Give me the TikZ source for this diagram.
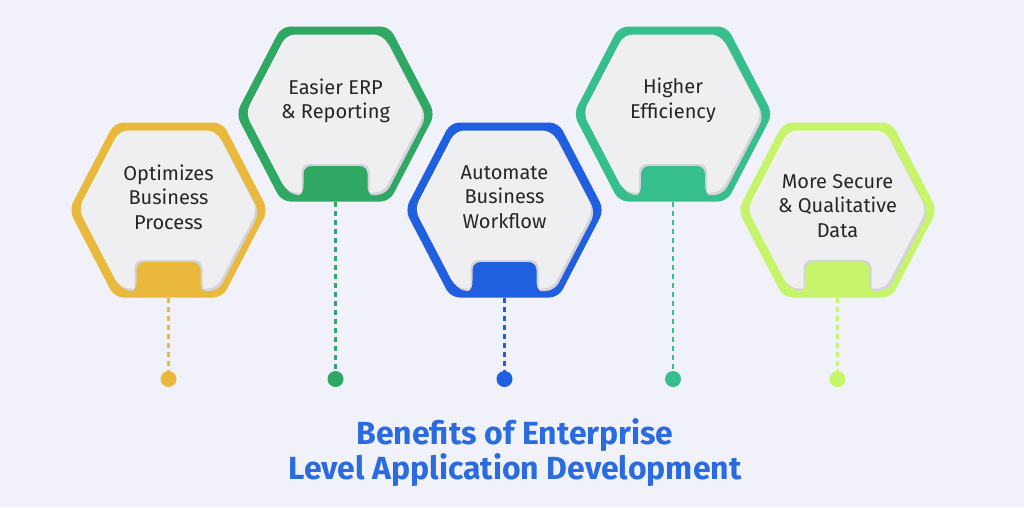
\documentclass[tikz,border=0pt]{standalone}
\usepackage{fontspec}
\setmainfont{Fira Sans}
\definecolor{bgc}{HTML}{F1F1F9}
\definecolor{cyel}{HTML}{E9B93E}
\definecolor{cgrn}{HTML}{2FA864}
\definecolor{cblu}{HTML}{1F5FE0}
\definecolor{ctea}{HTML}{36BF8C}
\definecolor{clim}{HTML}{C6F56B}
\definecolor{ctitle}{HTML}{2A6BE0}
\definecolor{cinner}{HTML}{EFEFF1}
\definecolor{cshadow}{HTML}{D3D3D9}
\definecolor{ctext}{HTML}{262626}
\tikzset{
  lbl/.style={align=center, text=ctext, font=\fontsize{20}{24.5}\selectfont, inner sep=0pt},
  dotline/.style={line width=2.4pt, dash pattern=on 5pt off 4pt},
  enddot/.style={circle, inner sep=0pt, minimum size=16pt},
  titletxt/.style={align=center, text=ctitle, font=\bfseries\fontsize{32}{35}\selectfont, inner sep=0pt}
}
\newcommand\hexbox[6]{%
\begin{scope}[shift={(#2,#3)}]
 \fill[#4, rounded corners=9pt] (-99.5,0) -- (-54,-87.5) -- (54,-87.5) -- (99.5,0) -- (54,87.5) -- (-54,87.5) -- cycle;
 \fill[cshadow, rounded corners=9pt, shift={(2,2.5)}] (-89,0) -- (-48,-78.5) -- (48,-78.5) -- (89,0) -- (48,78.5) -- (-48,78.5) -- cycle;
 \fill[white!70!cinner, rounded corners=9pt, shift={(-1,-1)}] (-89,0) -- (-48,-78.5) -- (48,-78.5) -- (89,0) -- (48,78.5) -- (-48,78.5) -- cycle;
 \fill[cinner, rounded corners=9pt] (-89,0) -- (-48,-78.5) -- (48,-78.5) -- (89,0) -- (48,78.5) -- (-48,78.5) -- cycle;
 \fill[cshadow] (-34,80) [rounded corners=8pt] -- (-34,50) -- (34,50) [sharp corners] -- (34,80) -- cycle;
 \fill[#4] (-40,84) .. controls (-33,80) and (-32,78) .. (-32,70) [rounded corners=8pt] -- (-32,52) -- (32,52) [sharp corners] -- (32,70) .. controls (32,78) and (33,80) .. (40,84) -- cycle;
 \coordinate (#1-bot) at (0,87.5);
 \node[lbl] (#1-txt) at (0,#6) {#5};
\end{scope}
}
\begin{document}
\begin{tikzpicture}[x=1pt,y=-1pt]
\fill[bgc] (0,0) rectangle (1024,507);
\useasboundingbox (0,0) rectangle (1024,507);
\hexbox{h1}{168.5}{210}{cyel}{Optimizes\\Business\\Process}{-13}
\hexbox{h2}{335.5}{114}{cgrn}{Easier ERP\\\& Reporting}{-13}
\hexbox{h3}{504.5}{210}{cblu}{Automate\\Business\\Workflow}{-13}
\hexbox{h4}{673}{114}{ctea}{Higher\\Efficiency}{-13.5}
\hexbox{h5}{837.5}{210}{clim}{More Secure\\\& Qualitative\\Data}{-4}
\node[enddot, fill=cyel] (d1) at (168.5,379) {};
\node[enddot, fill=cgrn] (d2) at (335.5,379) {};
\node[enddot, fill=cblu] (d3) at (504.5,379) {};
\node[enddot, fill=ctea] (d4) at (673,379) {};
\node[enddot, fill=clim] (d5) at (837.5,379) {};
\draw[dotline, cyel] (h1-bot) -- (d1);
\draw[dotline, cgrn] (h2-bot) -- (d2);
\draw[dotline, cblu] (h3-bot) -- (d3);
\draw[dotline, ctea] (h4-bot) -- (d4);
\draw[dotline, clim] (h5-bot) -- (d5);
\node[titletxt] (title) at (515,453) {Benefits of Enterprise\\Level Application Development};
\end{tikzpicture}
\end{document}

---------------

(INSTRUCTIONS TO FOLLOW) Reproduce each line word for word and drop the pictures.

(SOLUTION TO THIS PROBLEM)
Give me the TikZ source for this diagram.
\documentclass[tikz,border=0pt]{standalone}
\usepackage{fontspec}
\setmainfont{Fira Sans}
\definecolor{bgc}{HTML}{F1F1F9}
\definecolor{cyel}{HTML}{E9B93E}
\definecolor{cgrn}{HTML}{2FA864}
\definecolor{cblu}{HTML}{1F5FE0}
\definecolor{ctea}{HTML}{36BF8C}
\definecolor{clim}{HTML}{C6F56B}
\definecolor{ctitle}{HTML}{2A6BE0}
\definecolor{cinner}{HTML}{EFEFF1}
\definecolor{cshadow}{HTML}{D3D3D9}
\definecolor{ctext}{HTML}{262626}
\tikzset{
  lbl/.style={align=center, text=ctext, font=\fontsize{20}{24.5}\selectfont, inner sep=0pt},
  dotline/.style={line width=2.4pt, dash pattern=on 5pt off 4pt},
  enddot/.style={circle, inner sep=0pt, minimum size=16pt},
  titletxt/.style={align=center, text=ctitle, font=\bfseries\fontsize{32}{35}\selectfont, inner sep=0pt}
}
\newcommand\hexbox[6]{%
\begin{scope}[shift={(#2,#3)}]
 \fill[#4, rounded corners=9pt] (-99.5,0) -- (-54,-87.5) -- (54,-87.5) -- (99.5,0) -- (54,87.5) -- (-54,87.5) -- cycle;
 \fill[cshadow, rounded corners=9pt, shift={(2,2.5)}] (-89,0) -- (-48,-78.5) -- (48,-78.5) -- (89,0) -- (48,78.5) -- (-48,78.5) -- cycle;
 \fill[white!70!cinner, rounded corners=9pt, shift={(-1,-1)}] (-89,0) -- (-48,-78.5) -- (48,-78.5) -- (89,0) -- (48,78.5) -- (-48,78.5) -- cycle;
 \fill[cinner, rounded corners=9pt] (-89,0) -- (-48,-78.5) -- (48,-78.5) -- (89,0) -- (48,78.5) -- (-48,78.5) -- cycle;
 \fill[cshadow] (-34,80) [rounded corners=8pt] -- (-34,50) -- (34,50) [sharp corners] -- (34,80) -- cycle;
 \fill[#4] (-40,84) .. controls (-33,80) and (-32,78) .. (-32,70) [rounded corners=8pt] -- (-32,52) -- (32,52) [sharp corners] -- (32,70) .. controls (32,78) and (33,80) .. (40,84) -- cycle;
 \coordinate (#1-bot) at (0,87.5);
 \node[lbl] (#1-txt) at (0,#6) {#5};
\end{scope}
}
\begin{document}
\begin{tikzpicture}[x=1pt,y=-1pt]
\fill[bgc] (0,0) rectangle (1024,507);
\useasboundingbox (0,0) rectangle (1024,507);
\hexbox{h1}{168.5}{210}{cyel}{Optimizes\\Business\\Process}{-13}
\hexbox{h2}{335.5}{114}{cgrn}{Easier ERP\\\& Reporting}{-13}
\hexbox{h3}{504.5}{210}{cblu}{Automate\\Business\\Workflow}{-13}
\hexbox{h4}{673}{114}{ctea}{Higher\\Efficiency}{-13.5}
\hexbox{h5}{837.5}{210}{clim}{More Secure\\\& Qualitative\\Data}{-4}
\node[enddot, fill=cyel] (d1) at (168.5,379) {};
\node[enddot, fill=cgrn] (d2) at (335.5,379) {};
\node[enddot, fill=cblu] (d3) at (504.5,379) {};
\node[enddot, fill=ctea] (d4) at (673,379) {};
\node[enddot, fill=clim] (d5) at (837.5,379) {};
\draw[dotline, cyel] (h1-bot) -- (d1);
\draw[dotline, cgrn] (h2-bot) -- (d2);
\draw[dotline, cblu] (h3-bot) -- (d3);
\draw[dotline, ctea] (h4-bot) -- (d4);
\draw[dotline, clim] (h5-bot) -- (d5);
\node[titletxt] (title) at (515,453) {Benefits of Enterprise\\Level Application Development};
\end{tikzpicture}
\end{document}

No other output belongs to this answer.